Her boyfriend received several text messages from her which were read out in court earlier this month.
‘I’m still alive btw (by the way),’ one of her last messages read, adding ‘But going down now! I love you!!!!!!’ A minute later, she added: ‘He brought coffee and cookies tho.’
Her partner called police after the messages suddenly stopped coming, and authorities launched a search for the submarine, which did not have a satellite tracking system.
The 33-ton submarine sank south of Copenhagen shortly after being spotted afloat the following day and Madsen was picked up unharmed.
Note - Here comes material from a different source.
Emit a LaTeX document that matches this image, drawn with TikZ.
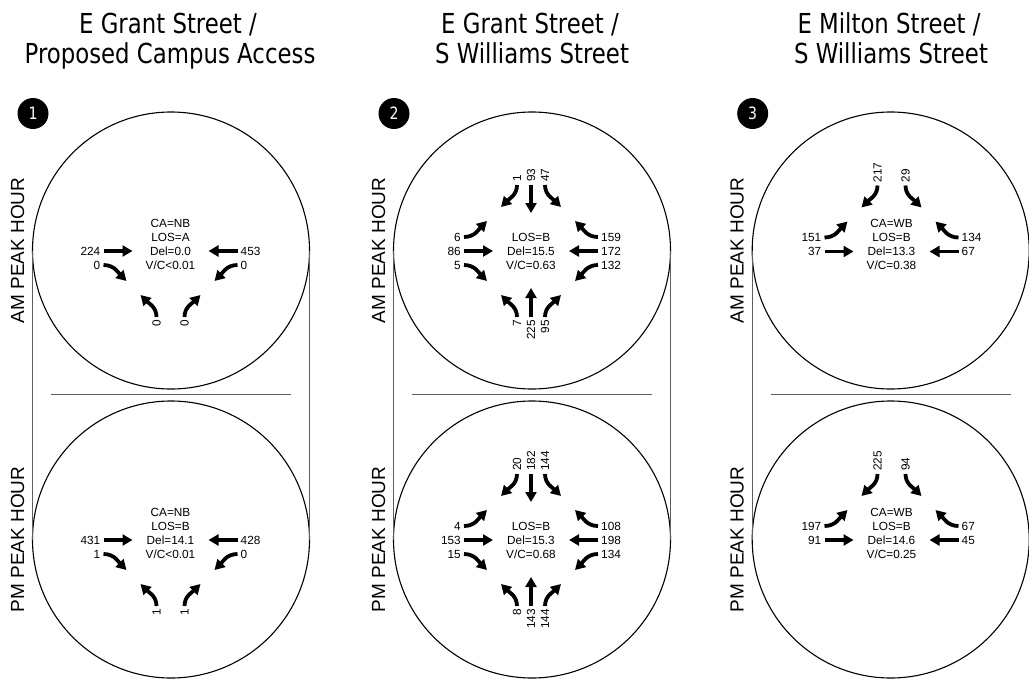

Initially, he told police he had let Wall off on Refshale island several hours into the trip.
Investigators found dried blood inside the submarine and on Madsen’s face and clothes,, and divers eventually found Wall’s body parts in plastic bags held down on the Baltic Sea bed by metal pieces.
Kim Wall grew up in southern Sweden, and studied at Paris’ Sorbonne university, the London School of Economics and Columbia University in New York, from where she graduated with a master’s degree in journalism in 2013.
She wrote for The New York Times, The Guardian and other publications, reporting on topics such as tourism in post-earthquake Haiti and nuclear testing in the Marshall Islands.